Concept of Yield Curve

A yield curve is a graphical representation that plots the interest rates (or yields) of securities having equal credit quality against their time to maturity. In the Indian context, the most commonly used curve is the government‑bond yield curve, which shows yields on Treasury bills, dated securities and bonds issued by the Government of India.

The vertical axis shows the annualised yield (expressed in percent), while the horizontal axis shows maturity ranging from a few days to 30 years. Each point on the curve is derived from the market‑observed price of a benchmark security and reflects the cost of borrowing for that specific horizon.

For the NISM exam, you must be able to read a yield‑curve diagram, recognise the maturity associated with each point, and understand that the curve summarises market expectations about future short‑term rates.

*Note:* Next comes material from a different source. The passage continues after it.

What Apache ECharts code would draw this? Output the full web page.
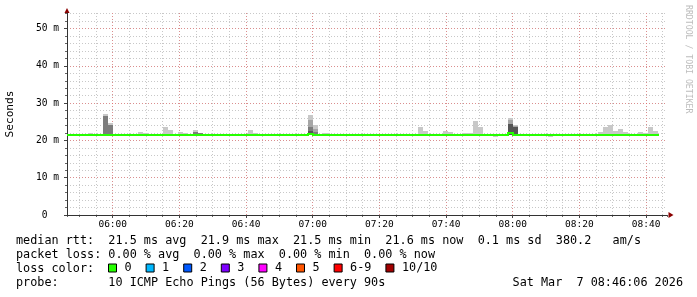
<!DOCTYPE html>
<html><head><meta charset="utf-8">
<script src="https://cdn.jsdelivr.net/npm/echarts@6/dist/echarts.min.js"></script>
<style>html,body{margin:0;padding:0;background:#fff}#c{width:697px;height:297px}</style>
</head><body><div id="c"></div>
<script>
// ---- tick labels ----
const xTickLabels = ['06:00','06:20','06:40','07:00','07:20','07:40','08:00','08:20','08:40'];
const yTickLabels = ['0  ','10 m','20 m','30 m','40 m','50 m'];

// ---- median rtt (ms), step changes, 90 s RRD step ----
const medianTimes  = ['05:45:00','06:58:30','07:00:00','07:58:30','08:00:00','08:43:30'];
const medianValues = [21.5, 21.7, 21.5, 21.9, 21.5, 21.5];

// ---- smoke (ms): bins with visible smoke, bottom and tops of each shade band ----
const smokeTimes = ['05:52:30','05:57:00','05:58:30','06:07:30','06:09:00','06:15:00','06:16:30','06:19:30','06:21:00','06:24:00',
                    '06:25:30','06:40:30','06:42:00','06:58:30','07:00:00','07:03:00','07:31:30','07:33:00','07:39:00','07:40:30',
                    '07:45:00','07:46:30','07:48:00','07:49:30','07:54:00','07:58:30','08:00:00','08:10:30','08:25:30','08:27:00',
                    '08:28:30','08:30:00','08:31:30','08:33:00','08:37:30','08:39:00','08:40:30','08:42:00'];
const smokeLow   = [21.4,21.4,21.4,21.4,21.4,21.4,21.4,21.4,21.4,21.4,
                    21.4,21.4,21.4,21.4,21.4,21.4,21.4,21.4,21.4,21.4,
                    21.4,21.4,21.4,21.4,21.0,21.4,21.4,21.0,21.4,21.4,
                    21.4,21.4,21.4,21.4,21.4,21.4,21.4,21.4];
const smokeOuter = [22.0,27.2,24.7,22.4,22.0,23.7,22.9,22.4,22.0,22.7,
                    22.0,22.7,22.1,26.7,24.2,22.0,23.7,22.6,22.6,22.3,
                    22.0,22.0,25.1,23.5,21.6,26.1,24.2,21.6,22.3,23.5,
                    24.2,22.6,23.1,22.3,22.3,22.0,23.5,22.6];
const smokeMid   = [null,null,null,null,null,null,null,null,null,null,
                    null,null,null,25.4,23.1,null,null,null,null,null,
                    null,null,null,null,null,25.4,24.0,null,null,null,
                    null,null,null,null,null,null,null,null];
const smokeInner = [null,26.5,24.2,null,null,null,null,null,null,22.2,
                    21.9,null,null,23.7,22.4,null,null,null,null,null,
                    null,null,null,null,null,null,null,null,null,null,
                    null,null,null,null,null,null,null,null];
const smokeCore  = [null,null,null,null,null,null,null,null,null,null,
                    null,null,null,22.6,null,null,null,null,null,null,
                    null,null,null,null,null,24.5,23.5,null,null,null,
                    null,null,null,null,null,null,null,null];

// ---- loss colour legend ----
const lossLabels = ['0','1','2','3','4','5','6-9','10/10'];
const lossColors = ['#26ff00','#00b8ff','#0059ff','#7e00ff','#ff00ff','#ff5500','#ff0000','#a10000'];

// ---- texts ----
const legendLines = [
  'median rtt:  21.5 ms avg  21.9 ms max  21.5 ms min  21.6 ms now  0.1 ms sd  380.2   am/s',
  'packet loss: 0.00 % avg  0.00 % max  0.00 % min  0.00 % now',
  'loss color:',
  'probe:       10 ICMP Echo Pings (56 Bytes) every 90s'
];
const stampText = 'Sat Mar  7 08:46:06 2026';
const watermark = 'RRDTOOL / TOBI OETIKER';

// ---- helpers ----
const toMin = s => { const p = s.split(':').map(Number); return p[0]*60 + p[1] + p[2]/60; };
const STEP = 1.5;
const X_MIN = toMin('05:46:17'), X_MAX = toMin('08:46:17');
const Y_MAX = 54.2;
const MONO = '"DejaVu Sans Mono", monospace';
const shadeColors = ['#c8c8c8','#a6a6a6','#7c7c7c','#555555'];
const bands = [smokeOuter, smokeMid, smokeInner, smokeCore];
const smokeData = [];
bands.forEach((arr, li) => arr.forEach((v, i) => {
  if (v != null) smokeData.push([toMin(smokeTimes[i]), smokeLow[i], v, li]);
}));
const medianSegs = [];
for (let i = 0; i < medianTimes.length - 1; i++) {
  medianSegs.push([toMin(medianTimes[i]), medianValues[i], toMin(medianTimes[i + 1]), medianValues[i + 1]]);
}

const xFmt = v => { const k = Math.round((v - 360) / 20); return (Math.abs(v - 360 - 20*k) < 1e-3 && k >= 0 && k < xTickLabels.length) ? xTickLabels[k] : ''; };
const yFmt = v => { const k = Math.round(v / 10); return (Math.abs(v - 10*k) < 1e-3 && k >= 0 && k < yTickLabels.length) ? yTickLabels[k] : ''; };
const R = Math.round;

const chart = echarts.init(document.getElementById('c'), null, {renderer: 'canvas'});
const dotted = [1, 2];
const minorGrid = {color: '#c8c8c8', type: dotted, width: 1};
const majorGrid = {color: 'rgba(240,70,70,0.45)', type: dotted, width: 1};
chart.setOption({
  animation: false,
  backgroundColor: '#ffffff',
  grid: {left: 67, top: 13, width: 600, height: 202, containLabel: false, outerBoundsMode: 'none'},
  xAxis: [
    { type: 'value', position: 'bottom', min: X_MIN, max: X_MAX, minInterval: 5, maxInterval: 5, splitNumber: 36, z: 0,
      axisLabel: {show: false},
      axisTick: {show: true, length: 2, lineStyle: {color: '#666'}},
      axisLine: {show: true, onZero: false, symbol: ['none', 'triangle'], symbolSize: [6, 5], symbolOffset: [0, 4],
                 lineStyle: {color: '#8b0000', width: 1}},
      splitLine: {show: true, showMinLine: false, showMaxLine: false, lineStyle: minorGrid} },
    { type: 'value', position: 'bottom', min: X_MIN, max: X_MAX, minInterval: 20, maxInterval: 20, splitNumber: 9, z: 1,
      axisLabel: {formatter: xFmt, fontFamily: MONO, fontSize: 9.5, color: '#000', margin: 5, hideOverlap: false, showMinLabel: false, showMaxLabel: false},
      axisTick: {show: true, length: 3, lineStyle: {color: '#444'}},
      axisLine: {show: true, onZero: false, lineStyle: {color: '#333', width: 1}},
      splitLine: {show: true, showMinLine: false, showMaxLine: false, lineStyle: majorGrid} }
  ],
  yAxis: [
    { type: 'value', position: 'left', min: 0, max: Y_MAX, interval: 2, z: 0,
      axisLabel: {show: false},
      axisTick: {show: true, length: 2, lineStyle: {color: '#666'}},
      axisLine: {show: true, onZero: false, symbol: ['none', 'triangle'], symbolSize: [5, 5], symbolOffset: [0, 2.5],
                 lineStyle: {color: '#8b0000', width: 1}},
      splitLine: {show: true, showMinLine: false, showMaxLine: false, lineStyle: minorGrid} },
    { type: 'value', position: 'left', min: 0, max: Y_MAX, interval: 10, z: 1,
      name: 'Seconds', nameLocation: 'middle', nameGap: 51, nameRotate: 90,
      nameTextStyle: {fontFamily: MONO, fontSize: 11.2, color: '#000'},
      axisLabel: {formatter: yFmt, fontFamily: MONO, fontSize: 9.6, color: '#000', margin: 8, showMaxLabel: false},
      axisTick: {show: true, length: 3, lineStyle: {color: '#444'}},
      axisLine: {show: true, onZero: false, lineStyle: {color: '#333', width: 1}},
      splitLine: {show: true, showMinLine: false, showMaxLine: false, lineStyle: majorGrid} }
  ],
  legend: {
    left: 108, top: 262, padding: 0, itemWidth: 8, itemHeight: 8, itemGap: 14, icon: 'rect', selectedMode: false,
    itemStyle: {borderColor: '#000', borderWidth: 1},
    textStyle: {fontFamily: MONO, fontSize: 11.8, color: '#000', padding: [0, 0, 0, 3]},
    data: lossLabels
  },
  series: [
    { type: 'custom', xAxisIndex: 1, yAxisIndex: 1, clip: true, z: 2, silent: true,
      encode: {x: 0, y: [1, 2]},
      data: smokeData,
      renderItem: (params, api) => {
        const t = api.value(0), lo = api.value(1), hi = api.value(2), li = api.value(3);
        const a = api.coord([t, hi]), b = api.coord([t + STEP, lo]);
        const x0 = R(a[0]), y0 = R(a[1]), x1 = R(b[0]), y1 = R(b[1]);
        return {type: 'rect', shape: {x: x0, y: y0, width: x1 - x0, height: y1 - y0},
                style: {fill: shadeColors[li]}};
      } },
    { type: 'custom', xAxisIndex: 1, yAxisIndex: 1, clip: true, z: 3, silent: true,
      encode: {x: [0, 2], y: [1, 3]},
      data: medianSegs,
      renderItem: (params, api) => {
        const p0 = api.coord([api.value(0), api.value(1)]);
        const p1 = api.coord([api.value(2), api.value(1)]);
        const p2 = api.coord([api.value(2), api.value(3)]);
        const pts = [[R(p0[0]), R(p0[1])], [R(p1[0]), R(p1[1])], [R(p2[0]), R(p2[1])]];
        return {type: 'polyline', shape: {points: pts},
                style: {stroke: lossColors[0], lineWidth: 2, fill: null, lineCap: 'square', lineJoin: 'miter'}};
      } },
    ...lossLabels.map((n, i) => ({type: 'bar', name: n, data: [], xAxisIndex: 1, yAxisIndex: 1, itemStyle: {color: lossColors[i]}}))
  ],
  graphic: [
    ...legendLines.map((s, i) => ({type: 'text', x: 16, y: 241 + 14*i, silent: true,
      style: {text: s, font: '11.8px ' + MONO, fill: '#000', verticalAlign: 'middle', align: 'left'}})),
    {type: 'text', x: 683, y: 283, silent: true,
      style: {text: stampText, font: '11.8px ' + MONO, fill: '#000', verticalAlign: 'middle', align: 'right'}},
    {type: 'text', x: 688, y: 5, rotation: -Math.PI/2, silent: true,
      style: {text: watermark, font: '8.2px ' + MONO, fill: '#bdbdbd', verticalAlign: 'middle', align: 'left'}}
  ]
});
</script></body></html>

The curve can take three primary shapes:

Normal (upward sloping) – longer‑term yields are higher than short‑term yields, indicating expectations of rising rates or a premium for bearing duration risk.

Inverted (downward sloping) – short‑term yields exceed long‑term yields. Historically, an inverted curve has preceded economic slowdowns or recessions in India, making it a crucial warning signal for advisers.

Flat – yields across maturities are roughly the same, suggesting market uncertainty about the direction of future rates.

Three broad forces drive the term structure of interest rates:

1. Expectations about future short‑term rates – If market participants anticipate rate hikes, the curve tilts upward; expectations of cuts cause a downward tilt.

2. Liquidity and risk premiums – Investors demand extra compensation for holding longer‑dated securities because of greater price volatility and lower liquidity.

3. Supply‑demand dynamics in specific maturity segments – Large issuance of long‑dated government bonds can push long‑term yields up, independent of expectations.

Advisers use the yield curve to align client portfolios with macro‑economic expectations. For a client seeking capital preservation, a flat or inverted curve may signal a shift to shorter‑duration instruments to avoid falling bond prices.

Conversely, when the curve is steeply upward, longer‑duration bonds offer higher yields, and advisers might recommend a duration‑tilt toward 10‑year or 30‑year securities to capture the term premium.

Exam questions often ask you to choose the most appropriate advisory action given a particular curve shape, so memorise the risk‑return implications of each shape.

Forward rates are derived from the current spot yield curve and represent the market’s implied future short‑term rates. The relationship is expressed as: (1+f_{n,m})^{m-n} = (1+z_m)^m / (1+z_n)^n, where f_{n,m} is the forward rate from year n to m, and z_k is the spot rate for k years.

In practice, advisers use forward rates to gauge whether the yield curve is reflecting pure expectations or whether a liquidity premium is embedded. If forward rates are higher than current short‑term rates, the market expects rate hikes.

For the exam, you may be asked to identify which theory best explains a given forward‑rate pattern or to choose the correct advisory action based on forward‑rate expectations.

Advisers construct bond ladders, duration‑matched portfolios, and barbell strategies by analysing the yield curve. A steep curve supports a barbell (short‑ and long‑duration bonds) to capture the term premium, while a flat curve favours a laddered approach for liquidity.

When interest rates are expected to rise, shortening portfolio duration reduces price volatility. Conversely, a falling rate environment encourages extending duration to lock in higher yields.

Exam scenarios frequently present a client’s investment horizon and ask you to recommend the optimal fixed‑income structure based on the current shape of the yield curve.